Grooming is when someone builds an emotional connection with a child to gain their trust for the purposes of sexual abuse, sexual exploitation or trafficking.

Children and young people can be groomed online or face-to-face, by a stranger or by someone they know – for example a family member, friend or professional.

Groomers may be male or female. They could be any age.

Many children and young people don't understand that they have been groomed or that what has happened is abused.

What are the signs of grooming?

The signs of grooming aren't always obvious and groomers will often go to great length not to be identified.

If a child or young person is groomed they may:

  • Be very secretive, including about what they are doing online
  • Have older boyfriends or girlfriends
  • Go to unusual places to meet friends
  • Have new things such as clothes or mobile phones that they can't or won't explain
  • Have access to drugs and alcohol.

In older children (teenagers), signs of grooming can easily be mistaken for 'normal' teenage behaviour, but you may notice unexplained changes in behaviour or personality, or inappropriate sexual behaviour for their age. (LINK TO HSB)

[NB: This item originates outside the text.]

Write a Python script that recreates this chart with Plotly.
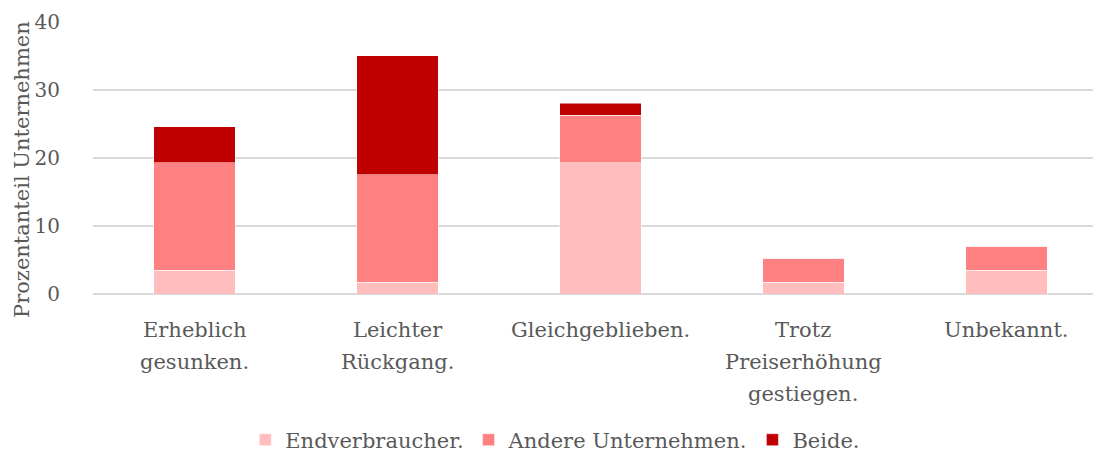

If you're worried that a child or young person is being abused, watch out for any unusual behaviour, including:

  • Withdrawn
  • Suddenly behaves differently
  • Anxious
  • Clingy
  • Depressed
  • Aggressive
  • Problems sleeping
  • Eating disorders
  • Wets the bed
  • Soils clothes
  • Takes risks
  • Misses school/college
  • Changes in eating habits
  • Obsessive behaviour
  • Nightmares
  • Drugs
  • Alcohol
  • Self-harm
  • Thoughts about suicide

How does grooming happen?

Grooming happens both online and in person. Groomers will hide their true intentions and may spend a long time gaining a child or young person's trust. Groomers may try to gain the trust of a whole family to allow them to be left alone with a child or young person, and if they with children or young people they may use similar tactics with their colleagues.

Groomers do this by:

  • Pretending to be someone they are not, for example saying they are the same age online
  • Offering advice or understanding
  • Buying gifts
  • Giving the child or young person attention
  • Using their professional position or reputation
  • Taking them on trips, outings or holidays.

Secrets and intimidation

They may also use secrets and intimidation to control children. Once they have established trust, groomers will exploit the relationship by isolating the child from friends or family and making the child feel dependent on them. They will use any means of power or control to make a child believe they have no choice but to do what they want. Groomers may introduce 'secrets' as way to control or frighten the child or young person. Sometimes they will blackmail the, or make them feel ashamed or guilty, to stop them telling anyone about the abuse.

Social media

Groomers can use social media sites, instant messaging apps including teen dating apps, or online platforms to connect with a young person or child. They can spend time learning about a young person's interests from their online profiles and then use this knowledge to help them build up a relationship. It's easy for groomers to hide their identity online – they may pretend to be a child/young person and then chat to become 'friends' with those they are targeting.

Groomers may looks for usernames or comments that are flirtatious or have a sexual meaning. They may also look for public comments that suggest a child or young person has low self-esteem or is vulnerable.

Groomers don't always target a particular child. Sometimes they will send messages to hundreds of young people and wait to see who responds. Groomers no longer need to meet children in real life to abuse them. Increasingly, groomers are sexually exploiting their victims by persuading them to take part in online sexual activity.